Yes, the equivalent circuit is ok. Is it alright if I let you update the cmos_cells project? Have you also decoded the IO buffers for the HRAM, WAVERAM and OAM? In fact the WAVERAM IO buffer is different to the other 2.

msinger commented 2 years ago

Yes, you're right. The inverter needs a defined state when the ROM is not accessed. That is also a reason for having this transistor.

I haven't noticed that you have already added something to the cmos_cells project. It should be fine if we only draw the schematic for one bit there. I would just call the data input and output Dn and Qn for example. I think the schematics are better to understand with a single 8-bit memory. But of course we have to change the address inputs to row and col selectors. I can update it, yes.

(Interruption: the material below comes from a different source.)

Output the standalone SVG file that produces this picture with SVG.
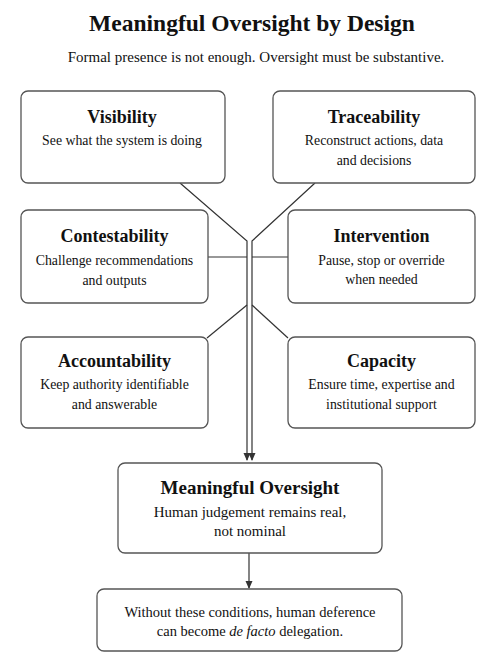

Do you want to have CS and ~CS on the symbol? I think this could be confusing, because there are actual memory chips with multiple chip select inputs, that all must be enabled for the chip to be active. But it is fine if not all are enabled at the same time, the chip is just disabled then. In our case, both inputs must be switched synchronously. If they are not, then it will either only drive high or only low, depending which CS is enabled. It's an illegal state, like for the flip flops with CLK and ~CLK. Do you know what I mean?

I haven't looked into the other memories in detail. But I don't think, the WAVE RAM IO buffer is much different. I think they just attach the outside data lines a bit differently because it has separate input and output, right?